Before I start this letter I will like to ask for your forgiveness. I have not been the best friend of late. I have let my overwhelming year get in the way of some of the foundations of my friendships. Forgive me.
It has been exactly 2 years and 3 months since I wrote the last letter to you, my friends. In that time so much and so little has changed. I have grown exponentially yet my world has shrunk down considerably. I have had incredibly joyful highs but the lows have been unbearable. My life has existed in perpetual duality.
For me, to love is to live. So allow me exist in your world. To love you and to live.
I am incredibly privileged to have you in my life. I constantly feel like the touch of the divine is evident in my life through the crop of people I call my friends. I have found so much joy in you and I can only hope I have had such an impact in your life as well.
How are you? Are you getting the love you deserve? Are you seizing the day? Are you eating properly? Are you making sure the people around you know you love them? Have you found some warm embrace, the likes of a toy Babybear? Have you realised the importance of little joys?
To those who have been struck by the cold hands of grief, I pray your heart finds some form of ease. I pray that the memory of those you have lost live forever. I hope you once again find joy in the living and comfort in those still alive.

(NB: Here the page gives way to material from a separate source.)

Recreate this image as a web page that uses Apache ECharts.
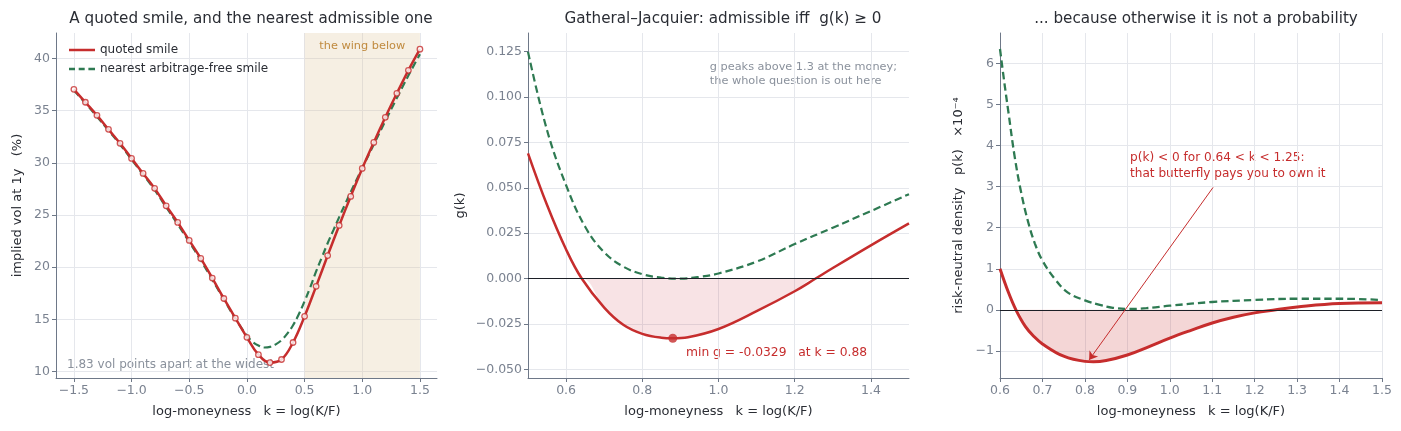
<!DOCTYPE html>
<html>
<head>
<meta charset="utf-8">
<title>smile</title>
<script src="https://cdn.jsdelivr.net/npm/echarts@6/dist/echarts.min.js"></script>
<style>
html, body { margin: 0; padding: 0; background: #fff; }
#main { width: 1401px; height: 431px; }
</style>
</head>
<body>
<div id="main"></div>
<script>
// panel 1 : quoted smile (points) and the nearest arbitrage-free one
var smileK = [-1.5, -1.4, -1.3, -1.2, -1.1, -1.0, -0.9, -0.8, -0.7, -0.6, -0.5, -0.4, -0.3, -0.2, -0.1,
              0.0, 0.1, 0.2, 0.3, 0.4, 0.5, 0.6, 0.7, 0.8, 0.9, 1.0, 1.1, 1.2, 1.3, 1.4, 1.5];
var quotedVol = [37.03, 35.79, 34.54, 33.2, 31.86, 30.42, 28.98, 27.55, 25.88, 24.29, 22.57, 20.84, 18.96, 17.01, 15.13,
                 13.29, 11.63, 10.88, 11.17, 12.8, 15.3, 18.17, 21.12, 24.0, 26.78, 29.46, 31.95, 34.35, 36.65, 38.85, 40.87];
var fitK = [-1.5, -1.4, -1.3, -1.2, -1.1, -1.0, -0.9, -0.8, -0.7, -0.6, -0.5, -0.4, -0.3, -0.2, -0.1,
            0.0, 0.05, 0.1, 0.15, 0.2, 0.25, 0.3, 0.35, 0.4, 0.45, 0.5, 0.55, 0.6, 0.65, 0.7, 0.75, 0.8, 0.85, 0.9, 0.95,
            1.0, 1.1, 1.2, 1.3, 1.4, 1.5];
var fitVol = [36.95, 35.7, 34.42, 33.1, 31.75, 30.32, 28.88, 27.4, 25.75, 24.12, 22.42, 20.68, 18.82, 16.92, 15.08,
              13.45, 12.85, 12.5, 12.32, 12.38, 12.62, 13.02, 13.65, 14.45, 15.5, 16.75, 18.1, 19.6, 20.95, 22.3, 23.55, 24.8, 26.0, 27.2, 28.35,
              29.5, 31.75, 34.0, 36.2, 38.35, 40.4];
var wingRange = [0.5, 1.5];

// panel 2 : g(k)
var gK = [0.5, 0.55, 0.6, 0.641, 0.7, 0.75, 0.8, 0.85, 0.88, 0.92, 1.0, 1.1, 1.2, 1.255, 1.3, 1.4, 1.5];
var gQuoted = [0.069, 0.0405, 0.016, 0.0, -0.016, -0.0255, -0.0305, -0.0326, -0.0329, -0.0323, -0.0278, -0.018, -0.007, 0.0, 0.0058, 0.0183, 0.0304];
var gFitK = [0.5, 0.55, 0.6, 0.65, 0.7, 0.75, 0.8, 0.85, 0.9, 0.95, 1.0, 1.1, 1.2, 1.3, 1.4, 1.5];
var gFit = [0.1249, 0.0817, 0.0514, 0.0285, 0.0145, 0.0066, 0.0024, 0.0005, 0.0, 0.0009, 0.0028, 0.0093, 0.019, 0.028, 0.0372, 0.0465];
var gMin = [0.88, -0.0329];

// panel 3 : risk-neutral density, units of 1e-4
var pK = [0.6, 0.62, 0.6375, 0.66, 0.68, 0.7, 0.75, 0.8, 0.82, 0.85, 0.9, 0.95, 1.0, 1.05, 1.1, 1.15, 1.2, 1.25, 1.3, 1.4, 1.5];
var pQuoted = [1.0, 0.42, 0.0, -0.41, -0.65, -0.83, -1.13, -1.255, -1.265, -1.235, -1.1, -0.9, -0.69, -0.5, -0.32, -0.18, -0.074, 0.0, 0.07, 0.155, 0.17];
var pFitK = [0.6, 0.61, 0.62, 0.635, 0.65, 0.666, 0.682, 0.7, 0.73, 0.76, 0.8, 0.835, 0.866, 0.9, 0.945, 1.0, 1.1, 1.2, 1.3, 1.4, 1.5];
var pFit = [6.35, 5.55, 4.8, 3.7, 2.85, 2.15, 1.62, 1.2, 0.74, 0.42, 0.23, 0.12, 0.05, 0.02, 0.04, 0.1, 0.19, 0.24, 0.27, 0.27, 0.24];
var arrowFrom = [1.102, 2.98];
var arrowTo = [0.81, -1.22];

// tick labels
var ticks1x = [-1.5, -1.0, -0.5, 0.0, 0.5, 1.0, 1.5];
var ticks1y = [10, 15, 20, 25, 30, 35, 40];
var ticks2x = [0.6, 0.8, 1.0, 1.2, 1.4];
var ticks2y = [-0.05, -0.025, 0, 0.025, 0.05, 0.075, 0.1, 0.125];
var ticks3x = [0.6, 0.7, 0.8, 0.9, 1.0, 1.1, 1.2, 1.3, 1.4, 1.5];
var ticks3y = [-1, 0, 1, 2, 3, 4, 5, 6];

var RED = '#c62d2d';
var GREEN = '#2e7a52';
var INK = '#2a2d34';
var MUTED = '#8a919c';
var TICK = '#7a8290';
var AXIS = '#6e7888';
var GRIDLINE = '#e5e7ec';
var FONT = 'DejaVu Sans';
var DASH = [7.5, 4];

var pairs = function(xs, ys) {
    var out = [];
    for (var i = 0; i < xs.length; i++) {
        out.push([xs[i], ys[i]]);
    }
    return out;
};
// only the part below zero, for the shaded area
var belowZero = function(xs, ys) {
    var out = [];
    for (var i = 0; i < xs.length; i++) {
        out.push([xs[i], Math.min(ys[i], 0)]);
    }
    return out;
};
var fmt = function(d) {
    return function(v) {
        return v.toFixed(d).replace('-', '\u2212');
    };
};

var xAxisOf = function(idx, min, max, ticks, dec) {
    return {
        type: 'value', gridIndex: idx, min: min, max: max,
        name: 'log-moneyness   k = log(K/F)', nameLocation: 'middle', nameGap: 27,
        nameTextStyle: { color: INK, fontSize: 13, fontFamily: FONT },
        axisLine: { show: true, onZero: false, lineStyle: { color: AXIS, width: 1 } },
        axisTick: { show: true, length: 4, customValues: ticks, lineStyle: { color: AXIS } },
        axisLabel: { customValues: ticks, formatter: fmt(dec), color: TICK, fontSize: 12.5, fontFamily: FONT, margin: 6 },
        splitLine: { show: true, lineStyle: { color: GRIDLINE, width: 1 } }
    };
};
var yAxisOf = function(idx, min, max, ticks, dec, name, gap) {
    return {
        type: 'value', gridIndex: idx, min: min, max: max,
        name: name, nameLocation: 'middle', nameGap: gap,
        nameTextStyle: { color: INK, fontSize: 13, fontFamily: FONT },
        axisLine: { show: true, onZero: false, lineStyle: { color: AXIS, width: 1 } },
        axisTick: { show: true, length: 4, customValues: ticks, lineStyle: { color: AXIS } },
        axisLabel: { customValues: ticks, formatter: fmt(dec), color: TICK, fontSize: 12.5, fontFamily: FONT, margin: 6 },
        splitLine: { show: true, lineStyle: { color: GRIDLINE, width: 1 } }
    };
};
var zeroLine = {
    silent: true, symbol: 'none', label: { show: false },
    lineStyle: { color: '#1c1f26', width: 1, type: 'solid' },
    data: [{ yAxis: 0 }]
};
var titleStyle = { color: INK, fontSize: 15.2, fontWeight: 'normal', fontFamily: FONT };

var option = {
    backgroundColor: '#fff',
    animation: false,
    title: [
        { text: 'A quoted smile, and the nearest admissible one', left: 246, top: 7, textAlign: 'center', textStyle: titleStyle },
        { text: 'Gatheral\u2013Jacquier: admissible iff  g(k) \u2265 0', left: 718, top: 7, textAlign: 'center', textStyle: titleStyle },
        { text: '... because otherwise it is not a probability', left: 1191, top: 7, textAlign: 'center', textStyle: titleStyle }
    ],
    legend: {
        left: 64, top: 39, orient: 'vertical', itemWidth: 26, itemHeight: 2.5, itemGap: 7,
        textStyle: { color: INK, fontSize: 12, fontFamily: FONT },
        data: [
            { name: 'quoted smile', icon: 'path://M0,0h26v2.5h-26z' },
            { name: 'nearest arbitrage-free smile', icon: 'path://M0,0h6v2.5h-6zM9.7,0h6v2.5h-6zM19.4,0h6.6v2.5h-6.6z' }
        ]
    },
    grid: [
        { left: 56, top: 33, width: 381, height: 345 },
        { left: 528, top: 33, width: 381, height: 345 },
        { left: 1000, top: 33, width: 382, height: 345 }
    ],
    xAxis: [
        xAxisOf(0, -1.655, 1.648, ticks1x, 1),
        xAxisOf(1, 0.5, 1.5, ticks2x, 1),
        xAxisOf(2, 0.6, 1.5, ticks3x, 1)
    ],
    yAxis: [
        yAxisOf(0, 9.4, 42.42, ticks1y, 0, 'implied vol at 1y   (%)', 32),
        yAxisOf(1, -0.0548, 0.1353, ticks2y, 3, 'g(k)', 61),
        yAxisOf(2, -1.66, 6.74, ticks3y, 0, 'risk-neutral density   p(k)   \u00d710\u207b\u2074', 35)
    ],
    graphic: [
        { type: 'text', left: 67, top: 359,
          style: { text: '1.83 vol points apart at the widest', fill: MUTED, font: '12px "DejaVu Sans"' } },
        { type: 'text', right: 1401 - 897, top: 60,
          style: { text: 'g peaks above 1.3 at the money;\nthe whole question is out here', fill: MUTED,
                   font: '11.3px "DejaVu Sans"', align: 'right', lineHeight: 14 } },
        { type: 'text', left: 686, top: 347,
          style: { text: 'min g = -0.0329   at k = 0.88', fill: RED, font: '12.3px "DejaVu Sans"' } },
        { type: 'text', left: 1130, top: 150,
          style: { text: 'p(k) < 0 for 0.64 < k < 1.25:\nthat butterfly pays you to own it', fill: RED,
                   font: '12.1px "DejaVu Sans"', lineHeight: 16 } }
    ],
    series: [
        {
            name: 'nearest arbitrage-free smile', type: 'line', xAxisIndex: 0, yAxisIndex: 0,
            data: pairs(fitK, fitVol), smooth: 0.4, symbol: 'none',
            lineStyle: { color: GREEN, width: 2.2, type: DASH }, itemStyle: { color: GREEN },
            markArea: {
                silent: true,
                itemStyle: { color: 'rgba(222,196,150,0.27)' },
                label: { show: true, position: 'insideTop', distance: 8, color: '#c08a3e', fontSize: 11.3, fontFamily: FONT },
                data: [[{ xAxis: wingRange[0], name: 'the wing below' }, { xAxis: wingRange[1] }]]
            }
        },
        {
            name: 'quoted smile', type: 'line', xAxisIndex: 0, yAxisIndex: 0,
            data: pairs(smileK, quotedVol), smooth: 0.4, symbol: 'none',
            lineStyle: { color: RED, width: 2.5 }, itemStyle: { color: RED }
        },
        {
            name: 'quotes', type: 'scatter', xAxisIndex: 0, yAxisIndex: 0,
            data: pairs(smileK, quotedVol), symbol: 'circle', symbolSize: 5.5,
            itemStyle: { color: '#fff', borderColor: RED, borderWidth: 1.3 }, z: 5
        },

        // panel 2
        {
            name: 'g below zero', type: 'line', xAxisIndex: 1, yAxisIndex: 1,
            data: belowZero(gK, gQuoted), smooth: 0.4, symbol: 'none',
            lineStyle: { opacity: 0 }, areaStyle: { color: 'rgba(204,60,70,0.2)' }
        },
        {
            name: 'g fit', type: 'line', xAxisIndex: 1, yAxisIndex: 1,
            data: pairs(gFitK, gFit), smooth: 0.4, symbol: 'none',
            lineStyle: { color: GREEN, width: 2.2, type: DASH }
        },
        {
            name: 'g quoted', type: 'line', xAxisIndex: 1, yAxisIndex: 1,
            data: pairs(gK, gQuoted), smooth: 0.4, symbol: 'none',
            lineStyle: { color: RED, width: 2.5 }, markLine: zeroLine
        },
        {
            name: 'g min', type: 'scatter', xAxisIndex: 1, yAxisIndex: 1,
            data: [gMin], symbol: 'circle', symbolSize: 9, itemStyle: { color: RED }, z: 5
        },

        // panel 3
        {
            name: 'p below zero', type: 'line', xAxisIndex: 2, yAxisIndex: 2,
            data: belowZero(pK, pQuoted), smooth: 0.4, symbol: 'none',
            lineStyle: { opacity: 0 }, areaStyle: { color: 'rgba(204,60,60,0.3)' }
        },
        {
            name: 'p fit', type: 'line', xAxisIndex: 2, yAxisIndex: 2,
            data: pairs(pFitK, pFit), smooth: 0.4, symbol: 'none',
            lineStyle: { color: GREEN, width: 2.3, type: DASH }
        },
        {
            name: 'p quoted', type: 'line', xAxisIndex: 2, yAxisIndex: 2,
            data: pairs(pK, pQuoted), smooth: 0.4, symbol: 'none',
            lineStyle: { color: RED, width: 3 }, markLine: zeroLine
        },
        {
            name: 'arrow', type: 'line', xAxisIndex: 2, yAxisIndex: 2, data: [],
            markLine: {
                silent: true, symbol: ['none', 'arrow'], symbolSize: 8, label: { show: false },
                lineStyle: { color: RED, width: 1, type: 'solid' },
                data: [[{ coord: arrowFrom }, { coord: arrowTo }]]
            }
        }
    ]
};

var myChart = echarts.init(document.getElementById('main'));
myChart.setOption(option);
</script>
</body>
</html>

To those who have lost love, I pray your heart leans into elasticity and bounces back. I hope you find that which is meant for you and fully experience the full depths of love.
‘I know there is a day
All my pains will go away’
I know how tough life can be. I know you do not want to have to be tougher all the time. I know you pray for ease. I know you want nothing more than to live life hitch free. I wish I could be a shooting star for you to wish on and a genie to grant that wish. Since I cannot, I will remain a star whose fire will always be warmth for you, a star whose light will shine enough for you to know that I truly see you. I promise to always be a safe place for you not just to exist, but to live.
I know I can be a pain in the ass but please do not forget to extend grace to me when you believe I have wronged you. I am very far from perfect. I may put up a tough shell but within me exists so much emotion, please be gentle.
I could never call you my friend if I did not love you in some way. I promise to love you always, I promise to love you all ways.
‘…it hasn’t been your day, your week, your month, or even your year
But I’ll be there for you’
Merry Christmas, be cheerful or find some cheer and have a lovely day. Do not forget to breathe and remember, I love you.